31 Pilots in 31 Days: Cobra Kai

When it was originally on: 2018-present

Original network: YouTube, but moved to Netflix in 2020.

Where you can stream it now: Netflix

Had I seen it before: No. I had seen the original Karate Kid movie but not its sequels.

What IMDb says: Decades after their 1984 All Valley Karate Tournament bout, a middle-aged Daniel LaRusso and Johnny Lawrence find themselves martial-arts rivals again.

Why I picked it: Cobra Kai is one of Netflix’s bigger hits of the last few years, despite not actually starting out there. Clearly Netflix saw its potential and the show is popular enough now to prove Netflix right, but they weren’t involved in developing this additional pilot, or the first three seasons for that matter. That makes Cobra Kai one of two pilots we’re looking at this go-around to make such a journey, the other being Peacock’s Girls5eva which isn’t on Netflix yet but is on its way. (See also You, a pilot I’ve already reviewed here.)

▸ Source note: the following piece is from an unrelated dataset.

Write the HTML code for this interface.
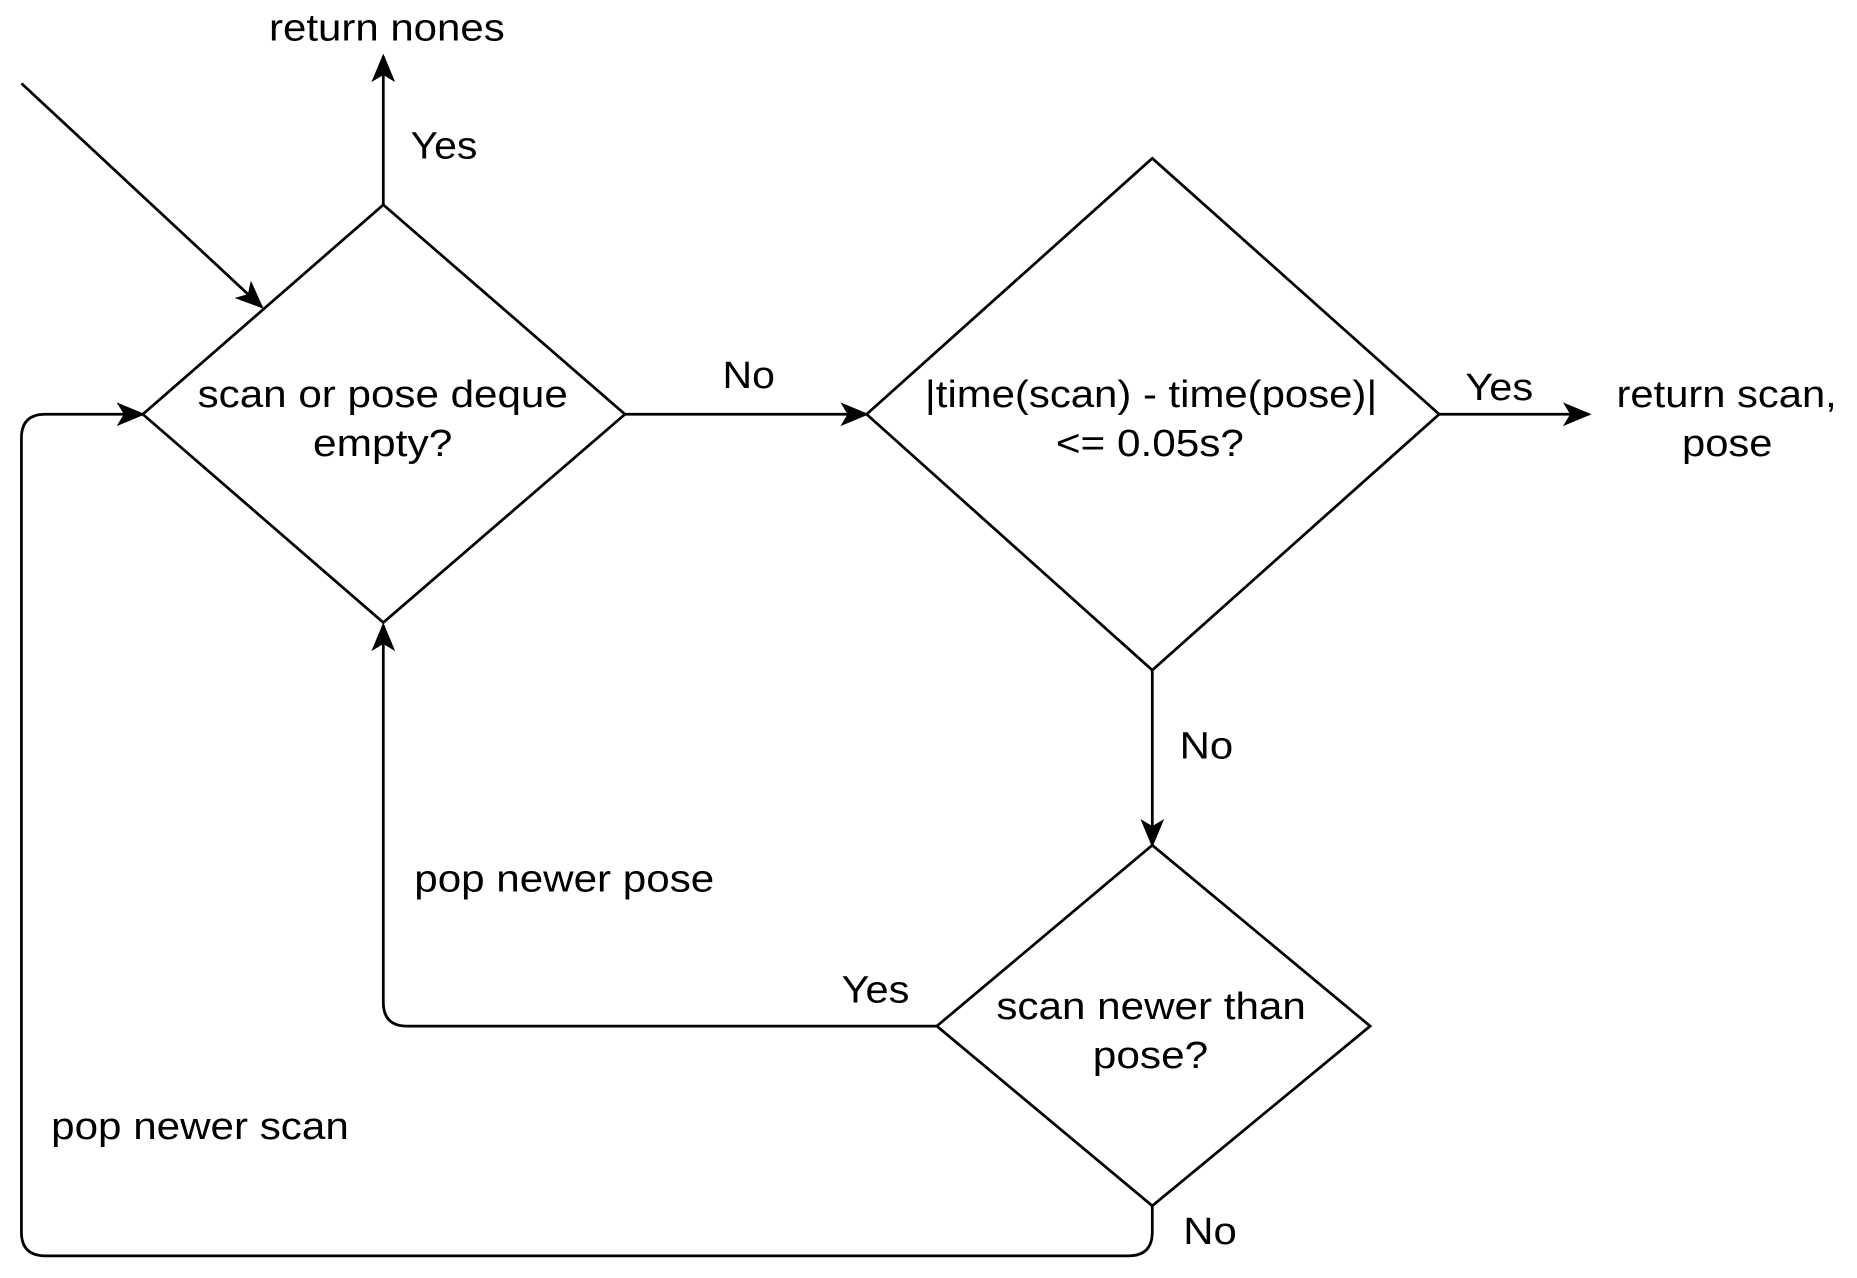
<!DOCTYPE html>
<html><head><meta charset="utf-8"><style>
html,body{margin:0;padding:0;background:#fff;}
svg{display:block;}
text{font-family:"Liberation Sans",Arial,sans-serif;font-size:32px;fill:#000;}
</style></head><body>
<svg width="1857" height="1278" viewBox="0 0 1560 1073.6" xmlns="http://www.w3.org/2000/svg">
<defs>
<marker id="b" markerWidth="24" markerHeight="24" refX="22" refY="12" orient="auto" markerUnits="userSpaceOnUse" viewBox="0 0 24 24">
<path d="M0,2 L24,12 L0,22 L6,12 Z" fill="#000"/>
</marker>
</defs>
<g fill="none" stroke="#000" stroke-width="2.3">
<polygon points="322,172 525,348 322,523 120,348"/>
<polygon points="968,133 1209,348 968,563 728,348"/>
<polygon points="968,710 1151,862 968,1013 787,862"/>
<line x1="18" y1="70" x2="220" y2="258" marker-end="url(#b)"/>
<line x1="322" y1="172" x2="322" y2="47" marker-end="url(#b)"/>
<line x1="525" y1="348" x2="728" y2="348" marker-end="url(#b)"/>
<line x1="1209" y1="348" x2="1335" y2="348" marker-end="url(#b)"/>
<line x1="968" y1="563" x2="968" y2="710" marker-end="url(#b)"/>
<path d="M787,862 L342,862 Q322,862 322,842 L322,525" marker-end="url(#b)"/>
<path d="M968,1013 L968,1035 Q968,1055 948,1055 L38,1055 Q18,1055 18,1035 L18,368 Q18,348 38,348 L120,348" marker-end="url(#b)"/>
</g>
<g lengthAdjust="spacingAndGlyphs">
<text x="226" y="34" textLength="198" lengthAdjust="spacingAndGlyphs">return nones</text>
<text x="345" y="133" textLength="56" lengthAdjust="spacingAndGlyphs">Yes</text>
<text x="166" y="342" textLength="311" lengthAdjust="spacingAndGlyphs">scan or pose deque</text>
<text x="263" y="383" textLength="117" lengthAdjust="spacingAndGlyphs">empty?</text>
<text x="607" y="326" textLength="44" lengthAdjust="spacingAndGlyphs">No</text>
<text x="777" y="342" textLength="380" lengthAdjust="spacingAndGlyphs">|time(scan) - time(pose)|</text>
<text x="887" y="383" textLength="158" lengthAdjust="spacingAndGlyphs">&lt;= 0.05s?</text>
<text x="1231" y="336" textLength="57" lengthAdjust="spacingAndGlyphs">Yes</text>
<text x="1358" y="342" textLength="185" lengthAdjust="spacingAndGlyphs">return scan,</text>
<text x="1413" y="383" textLength="76" lengthAdjust="spacingAndGlyphs">pose</text>
<text x="991" y="637" textLength="45" lengthAdjust="spacingAndGlyphs">No</text>
<text x="348" y="749" textLength="252" lengthAdjust="spacingAndGlyphs">pop newer pose</text>
<text x="707" y="842" textLength="57" lengthAdjust="spacingAndGlyphs">Yes</text>
<text x="837" y="856" textLength="260" lengthAdjust="spacingAndGlyphs">scan newer than</text>
<text x="918" y="897" textLength="97" lengthAdjust="spacingAndGlyphs">pose?</text>
<text x="43" y="957" textLength="250" lengthAdjust="spacingAndGlyphs">pop newer scan</text>
<text x="994" y="1045" textLength="45" lengthAdjust="spacingAndGlyphs">No</text>
</g>
</svg>
</body></html>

And much like Amazon’s A League of Their Own, The Karate Kid is a popular movie but not necessarily an obvious choice for a reboot. If TV is going to insist everything be based on pre-existing IP, the least they can do is make interesting choices about what IP to use.

What I liked: I love that they went with the less obvious choice of centering this show not on Daniel La Russo, but on Johnny, who was our protagonist’s bully back in 1984. They’ve also done a great job of making an adult Johnny that still feels like a natural progression of the one we know from his teen years, and one we can still root for. It makes sense that Johnny would’ve peaked in high school. It makes sense that Johnny grows up to drive an expensive car while living in a shitty apartment. It makes sense that Johnny would be the type of Gen-Xer to refer to Gen Z as a “pussy generation.” These bully characteristics are still there, yet at the same time Johnny is now an underdog we can actually root for.

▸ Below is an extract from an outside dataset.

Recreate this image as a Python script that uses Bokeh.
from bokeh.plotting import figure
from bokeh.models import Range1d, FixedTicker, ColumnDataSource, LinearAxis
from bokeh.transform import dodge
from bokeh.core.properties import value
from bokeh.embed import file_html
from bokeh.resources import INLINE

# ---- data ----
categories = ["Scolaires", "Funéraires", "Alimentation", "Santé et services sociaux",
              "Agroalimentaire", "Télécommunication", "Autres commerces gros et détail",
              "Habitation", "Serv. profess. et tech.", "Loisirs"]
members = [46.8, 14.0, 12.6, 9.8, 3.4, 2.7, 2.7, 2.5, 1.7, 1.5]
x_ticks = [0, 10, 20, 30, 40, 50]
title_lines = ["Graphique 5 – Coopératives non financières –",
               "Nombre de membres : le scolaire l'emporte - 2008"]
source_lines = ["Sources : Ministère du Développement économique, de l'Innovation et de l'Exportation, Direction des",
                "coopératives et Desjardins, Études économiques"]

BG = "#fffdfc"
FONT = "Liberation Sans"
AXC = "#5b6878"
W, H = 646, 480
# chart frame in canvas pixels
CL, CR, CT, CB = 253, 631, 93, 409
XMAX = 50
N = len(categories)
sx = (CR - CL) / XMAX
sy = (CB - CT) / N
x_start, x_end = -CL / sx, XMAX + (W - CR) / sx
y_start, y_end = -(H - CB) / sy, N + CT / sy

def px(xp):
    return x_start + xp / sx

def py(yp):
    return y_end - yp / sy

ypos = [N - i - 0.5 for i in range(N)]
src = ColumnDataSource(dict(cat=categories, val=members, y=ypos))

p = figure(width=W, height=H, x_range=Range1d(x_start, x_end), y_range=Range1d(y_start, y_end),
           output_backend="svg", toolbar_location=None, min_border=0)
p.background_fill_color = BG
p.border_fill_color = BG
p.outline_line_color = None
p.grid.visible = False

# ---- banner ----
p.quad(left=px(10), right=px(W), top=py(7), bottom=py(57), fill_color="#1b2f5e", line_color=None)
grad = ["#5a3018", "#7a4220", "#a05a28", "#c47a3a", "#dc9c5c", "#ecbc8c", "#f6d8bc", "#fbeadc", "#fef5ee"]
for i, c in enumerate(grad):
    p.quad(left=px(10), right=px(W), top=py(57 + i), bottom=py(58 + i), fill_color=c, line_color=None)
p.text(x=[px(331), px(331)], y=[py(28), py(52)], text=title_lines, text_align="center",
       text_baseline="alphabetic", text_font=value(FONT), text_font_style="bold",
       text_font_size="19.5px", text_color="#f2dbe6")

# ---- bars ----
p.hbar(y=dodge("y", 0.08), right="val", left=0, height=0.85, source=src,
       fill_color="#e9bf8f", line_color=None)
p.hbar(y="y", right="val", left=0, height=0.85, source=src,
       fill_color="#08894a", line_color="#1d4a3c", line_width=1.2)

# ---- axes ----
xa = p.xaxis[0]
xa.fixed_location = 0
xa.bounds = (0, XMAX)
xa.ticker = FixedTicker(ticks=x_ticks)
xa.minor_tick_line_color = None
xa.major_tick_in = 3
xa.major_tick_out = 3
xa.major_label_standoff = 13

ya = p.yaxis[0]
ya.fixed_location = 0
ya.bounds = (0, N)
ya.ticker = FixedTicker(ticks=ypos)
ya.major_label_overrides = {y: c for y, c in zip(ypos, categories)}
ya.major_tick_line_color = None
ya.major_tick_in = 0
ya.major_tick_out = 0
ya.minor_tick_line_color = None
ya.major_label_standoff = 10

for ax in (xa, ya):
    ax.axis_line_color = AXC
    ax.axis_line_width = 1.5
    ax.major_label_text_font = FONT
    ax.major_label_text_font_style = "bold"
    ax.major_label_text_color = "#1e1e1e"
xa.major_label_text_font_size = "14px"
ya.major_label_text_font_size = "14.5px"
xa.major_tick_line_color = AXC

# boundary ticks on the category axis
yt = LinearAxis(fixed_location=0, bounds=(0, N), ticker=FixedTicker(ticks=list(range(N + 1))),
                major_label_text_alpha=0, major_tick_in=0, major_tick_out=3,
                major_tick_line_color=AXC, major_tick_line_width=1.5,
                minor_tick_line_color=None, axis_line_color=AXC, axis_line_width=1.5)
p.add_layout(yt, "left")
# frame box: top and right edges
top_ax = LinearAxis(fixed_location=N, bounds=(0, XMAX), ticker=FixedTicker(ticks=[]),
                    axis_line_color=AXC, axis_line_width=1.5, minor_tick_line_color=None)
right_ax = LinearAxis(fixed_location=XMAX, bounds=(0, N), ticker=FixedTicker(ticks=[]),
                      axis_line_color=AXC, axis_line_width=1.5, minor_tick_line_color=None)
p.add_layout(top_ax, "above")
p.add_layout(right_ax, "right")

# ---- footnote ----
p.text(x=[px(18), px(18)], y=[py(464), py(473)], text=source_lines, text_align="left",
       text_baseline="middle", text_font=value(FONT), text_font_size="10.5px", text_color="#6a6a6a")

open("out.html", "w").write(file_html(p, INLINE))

To make matters worse, they’ve made Adult Daniel La Russo a car salesman. Johnny is haunted by his face everywhere he goes. It’s super smart how the show immediately tells us not to worry, Daniel is still around and part of this story, but we’re not entirely sure when or where their paths are going to cross. It gives us something to look forward to. We get a taste of their interactions before the pilot is over. They absolutely nail the passive-aggressive dynamic they were going for. Who hasn’t had an awkward interaction with someone from high school that they don’t particularly like, but had to pretend to be mature? That’s what we get here. It’s so clear these two still are bitter about what happened in high school, but they’re pretending they’ve buried the hatchet to save face.

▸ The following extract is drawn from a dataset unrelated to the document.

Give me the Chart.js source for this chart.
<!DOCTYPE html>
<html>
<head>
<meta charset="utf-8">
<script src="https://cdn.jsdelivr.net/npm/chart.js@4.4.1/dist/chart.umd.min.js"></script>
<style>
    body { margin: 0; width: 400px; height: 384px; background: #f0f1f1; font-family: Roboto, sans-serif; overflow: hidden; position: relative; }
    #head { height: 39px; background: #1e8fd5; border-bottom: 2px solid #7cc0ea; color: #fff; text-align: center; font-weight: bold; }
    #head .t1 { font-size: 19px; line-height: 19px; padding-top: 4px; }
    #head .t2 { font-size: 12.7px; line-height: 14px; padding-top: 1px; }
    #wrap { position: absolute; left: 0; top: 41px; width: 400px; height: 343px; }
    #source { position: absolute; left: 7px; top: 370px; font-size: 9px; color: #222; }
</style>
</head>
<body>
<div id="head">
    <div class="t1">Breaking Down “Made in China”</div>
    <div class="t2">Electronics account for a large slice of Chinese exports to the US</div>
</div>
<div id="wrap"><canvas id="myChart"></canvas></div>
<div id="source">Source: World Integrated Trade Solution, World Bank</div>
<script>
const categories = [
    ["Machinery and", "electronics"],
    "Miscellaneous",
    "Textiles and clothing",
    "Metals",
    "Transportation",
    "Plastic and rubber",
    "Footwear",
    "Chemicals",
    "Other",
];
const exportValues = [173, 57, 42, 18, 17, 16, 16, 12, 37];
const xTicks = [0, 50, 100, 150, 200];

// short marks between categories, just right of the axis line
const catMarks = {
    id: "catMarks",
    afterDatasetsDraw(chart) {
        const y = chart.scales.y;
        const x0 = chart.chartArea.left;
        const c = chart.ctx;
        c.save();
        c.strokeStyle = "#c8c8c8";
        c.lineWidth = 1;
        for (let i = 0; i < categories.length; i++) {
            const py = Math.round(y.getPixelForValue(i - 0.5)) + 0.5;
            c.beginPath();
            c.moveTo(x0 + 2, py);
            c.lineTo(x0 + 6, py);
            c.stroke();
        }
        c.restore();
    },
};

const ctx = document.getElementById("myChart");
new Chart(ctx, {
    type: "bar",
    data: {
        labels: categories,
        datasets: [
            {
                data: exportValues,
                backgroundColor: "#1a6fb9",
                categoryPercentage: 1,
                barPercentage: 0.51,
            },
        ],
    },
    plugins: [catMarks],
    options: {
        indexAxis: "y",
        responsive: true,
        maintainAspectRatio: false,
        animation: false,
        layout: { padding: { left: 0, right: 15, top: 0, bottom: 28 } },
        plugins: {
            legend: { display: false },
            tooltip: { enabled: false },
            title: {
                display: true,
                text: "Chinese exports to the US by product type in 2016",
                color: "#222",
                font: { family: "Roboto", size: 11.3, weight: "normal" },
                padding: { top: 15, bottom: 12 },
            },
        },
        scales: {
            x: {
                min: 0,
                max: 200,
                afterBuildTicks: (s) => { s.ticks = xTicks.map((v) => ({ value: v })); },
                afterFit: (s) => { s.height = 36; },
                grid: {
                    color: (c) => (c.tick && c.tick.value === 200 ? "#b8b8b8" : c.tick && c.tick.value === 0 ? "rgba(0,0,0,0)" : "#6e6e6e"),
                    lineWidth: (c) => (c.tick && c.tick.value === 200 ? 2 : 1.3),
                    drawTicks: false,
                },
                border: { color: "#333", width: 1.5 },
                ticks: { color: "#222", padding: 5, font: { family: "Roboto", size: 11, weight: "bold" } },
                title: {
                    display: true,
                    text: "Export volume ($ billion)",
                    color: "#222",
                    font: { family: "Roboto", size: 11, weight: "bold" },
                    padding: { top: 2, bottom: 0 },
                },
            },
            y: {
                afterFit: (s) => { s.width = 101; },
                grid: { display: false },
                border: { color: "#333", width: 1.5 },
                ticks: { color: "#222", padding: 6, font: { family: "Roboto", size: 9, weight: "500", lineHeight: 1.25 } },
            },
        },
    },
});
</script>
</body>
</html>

What I didn’t like: By the end of the pilot, Johnny has accepted a Mr. Miyagi-esque sensei role in the life of a teenager who just moved into his building. I wish we could’ve gotten to know a little bit more about this teenager. It’s pretty clear that the story is ultimately going to end up in here in spite of Johnny’s earlier protests, even moreso if you know the original movie. I don’t fully get introducing a character, making it abundantly clear that this character will be a main character of the series, but not giving us any defining character traits about this person.

Do I want to watch Ep. 2: Yes! It definitely shows promise. It’s one of those pilots that feels like it ends right as we get to the good part, and that’s usually a sign you did it right.